Data for this exercise

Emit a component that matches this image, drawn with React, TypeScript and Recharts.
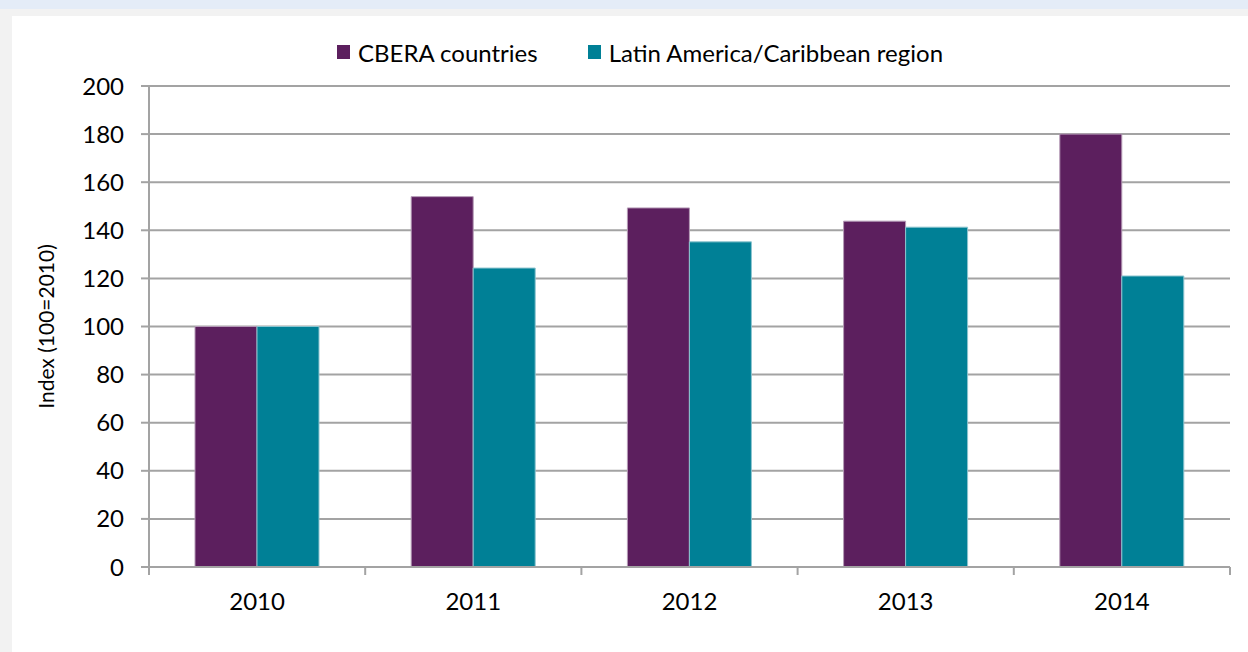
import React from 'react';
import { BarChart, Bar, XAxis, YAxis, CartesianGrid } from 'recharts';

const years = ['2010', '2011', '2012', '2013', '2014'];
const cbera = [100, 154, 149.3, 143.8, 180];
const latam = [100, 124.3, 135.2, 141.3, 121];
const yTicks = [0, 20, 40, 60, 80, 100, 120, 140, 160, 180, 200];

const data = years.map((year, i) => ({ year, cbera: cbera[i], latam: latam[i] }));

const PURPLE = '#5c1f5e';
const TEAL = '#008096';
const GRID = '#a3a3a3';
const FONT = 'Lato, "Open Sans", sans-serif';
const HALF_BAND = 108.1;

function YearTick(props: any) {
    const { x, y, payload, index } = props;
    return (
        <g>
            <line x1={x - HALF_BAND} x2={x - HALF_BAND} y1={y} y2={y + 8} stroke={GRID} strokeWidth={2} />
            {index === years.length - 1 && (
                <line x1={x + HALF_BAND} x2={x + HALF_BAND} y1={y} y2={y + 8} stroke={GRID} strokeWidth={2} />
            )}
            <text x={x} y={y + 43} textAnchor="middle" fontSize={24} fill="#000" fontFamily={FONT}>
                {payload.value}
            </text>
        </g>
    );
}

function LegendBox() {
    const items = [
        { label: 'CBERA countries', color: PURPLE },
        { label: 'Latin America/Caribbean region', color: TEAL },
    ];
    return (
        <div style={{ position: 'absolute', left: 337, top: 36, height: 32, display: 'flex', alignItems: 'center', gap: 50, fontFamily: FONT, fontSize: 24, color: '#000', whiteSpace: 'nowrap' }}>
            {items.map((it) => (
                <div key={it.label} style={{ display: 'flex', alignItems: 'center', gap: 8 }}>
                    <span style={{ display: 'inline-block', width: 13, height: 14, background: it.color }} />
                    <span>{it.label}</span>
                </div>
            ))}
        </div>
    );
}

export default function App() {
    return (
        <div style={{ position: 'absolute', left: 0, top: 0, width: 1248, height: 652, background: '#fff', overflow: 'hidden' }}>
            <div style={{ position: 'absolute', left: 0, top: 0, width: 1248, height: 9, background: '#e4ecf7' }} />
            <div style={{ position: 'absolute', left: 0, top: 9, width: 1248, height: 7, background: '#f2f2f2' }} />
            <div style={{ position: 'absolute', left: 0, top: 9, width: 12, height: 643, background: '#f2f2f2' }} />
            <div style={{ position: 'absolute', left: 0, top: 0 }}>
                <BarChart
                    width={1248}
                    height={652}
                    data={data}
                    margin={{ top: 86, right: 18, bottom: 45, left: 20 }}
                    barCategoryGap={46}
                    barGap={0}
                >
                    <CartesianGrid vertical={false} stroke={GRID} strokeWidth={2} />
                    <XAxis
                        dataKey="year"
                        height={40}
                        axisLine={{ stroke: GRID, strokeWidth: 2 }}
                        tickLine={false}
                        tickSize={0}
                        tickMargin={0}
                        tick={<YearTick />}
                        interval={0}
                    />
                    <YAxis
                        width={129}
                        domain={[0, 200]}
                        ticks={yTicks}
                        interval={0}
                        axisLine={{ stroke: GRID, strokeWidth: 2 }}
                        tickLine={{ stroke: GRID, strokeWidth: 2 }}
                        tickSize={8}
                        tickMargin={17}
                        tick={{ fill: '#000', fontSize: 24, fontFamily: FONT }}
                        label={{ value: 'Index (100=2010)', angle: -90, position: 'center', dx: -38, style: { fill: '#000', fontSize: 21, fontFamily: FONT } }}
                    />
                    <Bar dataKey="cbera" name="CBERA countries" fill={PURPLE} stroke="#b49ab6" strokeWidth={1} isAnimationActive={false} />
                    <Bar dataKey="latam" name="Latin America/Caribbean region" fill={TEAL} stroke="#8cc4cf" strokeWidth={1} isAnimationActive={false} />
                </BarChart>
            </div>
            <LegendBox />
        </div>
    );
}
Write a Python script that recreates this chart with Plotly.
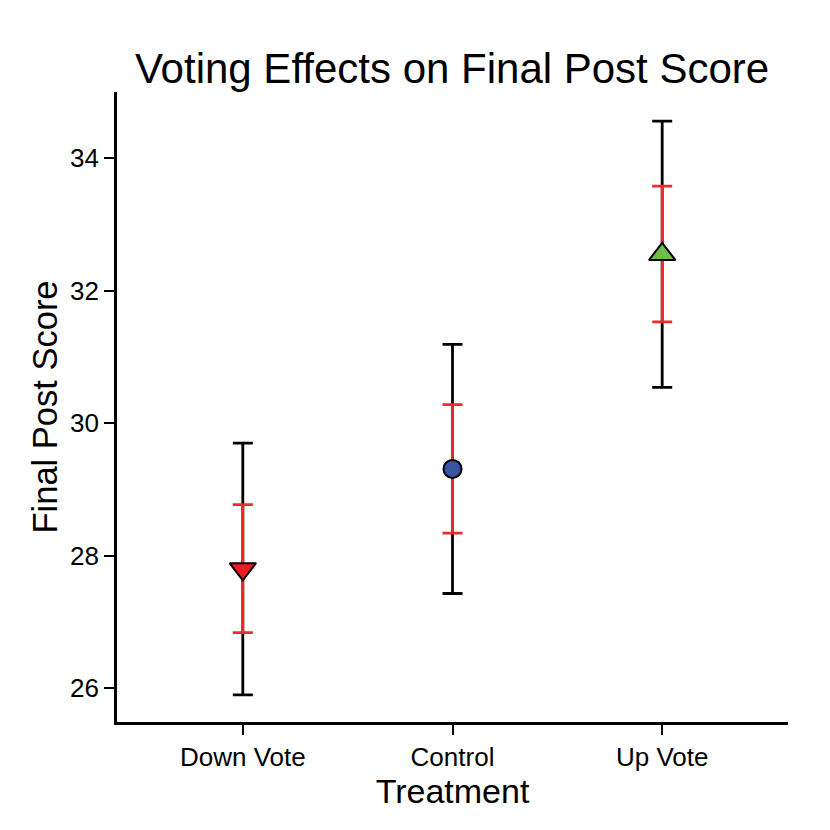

Short task
Repeat, with no pictures, each line from the beginning of the data through the line containing "const HALF_BAND = 108.1;", inclusive.

Task solution
Emit a component that matches this image, drawn with React, TypeScript and Recharts.
import React from 'react';
import { BarChart, Bar, XAxis, YAxis, CartesianGrid } from 'recharts';

const years = ['2010', '2011', '2012', '2013', '2014'];
const cbera = [100, 154, 149.3, 143.8, 180];
const latam = [100, 124.3, 135.2, 141.3, 121];
const yTicks = [0, 20, 40, 60, 80, 100, 120, 140, 160, 180, 200];

const data = years.map((year, i) => ({ year, cbera: cbera[i], latam: latam[i] }));

const PURPLE = '#5c1f5e';
const TEAL = '#008096';
const GRID = '#a3a3a3';
const FONT = 'Lato, "Open Sans", sans-serif';
const HALF_BAND = 108.1;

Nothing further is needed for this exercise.